If you have photo albums, duplicate the procedure used with the photos to be able to remove your photos from it. If they can be removed, threat them the same as you did the individual photos. If you have any difficulty separating, the pages or photos from the pages leave them till later. After rinsing in clear cold water let the excess water drip off and place them in a suitably sized container using wax paper or butcher paper as a separator between the sides of the container and other albums, if you have more than one. Stand them vertically on their spines, pack the items just tight enough to that they remain upright and move them to the freezer.

If you have not yet, it would be a good time to talk to a conservator to decide a course of action and your insurance agent to see if drying and restoring the photos would be covered under your homeowners or flood policy.

This procedure has given you time to calmly sort through the facts and narrow down your options as to how you will continue your salvage project. You may wish to only have a handful of photos professionally restored i.e. the ones with the greatest sentimental value or the ones which are family heirlooms. You have now bought yourself some time so that you can review the items you have frozen and decide which items you really want to save and which items you can discard.

Drying frozen photos

A couple of resources to have available would be a dehumidifier if you are going to work in the basement or a small room, a clothes line (to hang film or pictures), nylon or plastic window screening, rolls of plain white non-printed paper towel rolls (a generic brand is fine), photo plotting paper, or just plain white blotting paper and tongs, used to develop film may be desirable – less hands on the photos.

If you will be working in a room open the windows and run a humidifier to lower the humidity as the photos are thawing and drying out. Be sure to cover he floor beneath the photos to catch thawing water and residue. Keep the room as cool (temperatures – below 68 degrees F – is recommended) as possible, it will extend the drying time but help reduce the chances of mold. Expect a possible 2 to 3 day drying time.

If you are going to use a clothes line and plastic clothespins string it up now.

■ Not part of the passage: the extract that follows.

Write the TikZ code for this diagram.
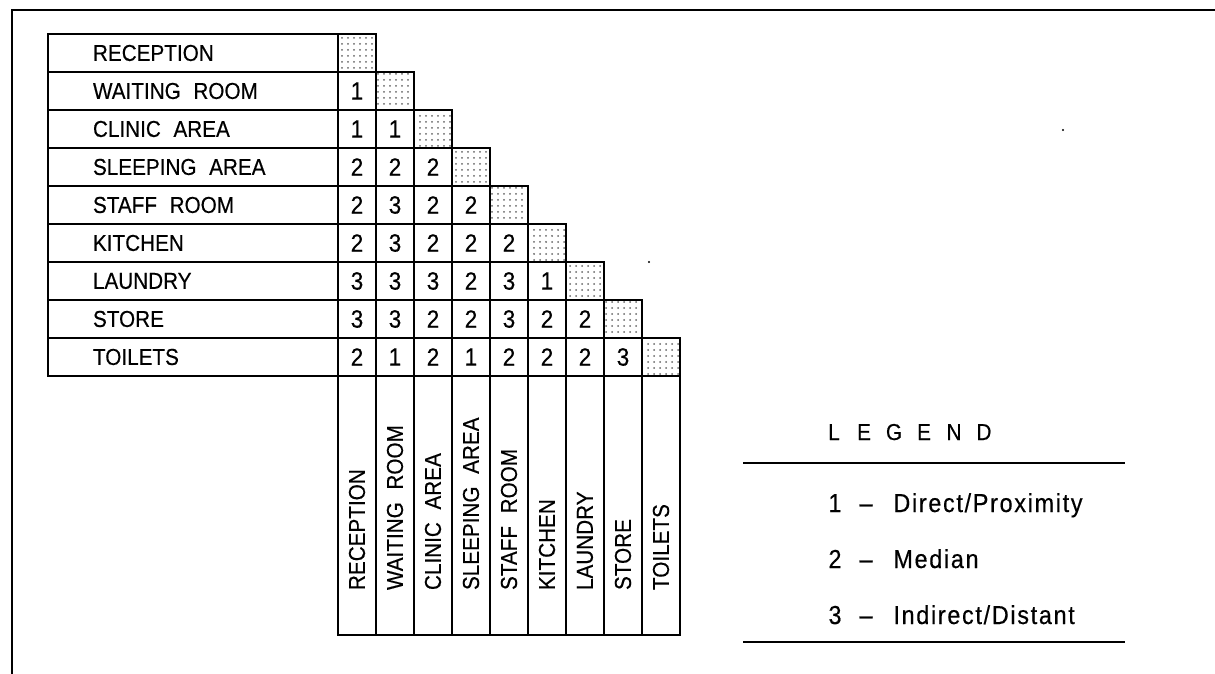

If you want to use the plastic window screening cloth, as I prefer, use 2 cheap saw horses and staple or nail a stretched piece between them. Lay pieces of blotter or paper towel (cut at least an inch larger than the photos) and put one photo Face Up on each piece.

Run a fan to keep the air circulating above or below the photos but not directly on the photos.

As the blotter or paper towels get wet remove and replace them with dry ones, being sure not to touch the image side – use the tongs (preferred) or fingers and handle from the edges only.

After they've dried, the photos may cur. To uncurl them, you can rinse each curled photo carefully in a photo tray or dampen the back, then place them between clean white blotters and apply weight on top of them until they are dry. This should help them resume their shape.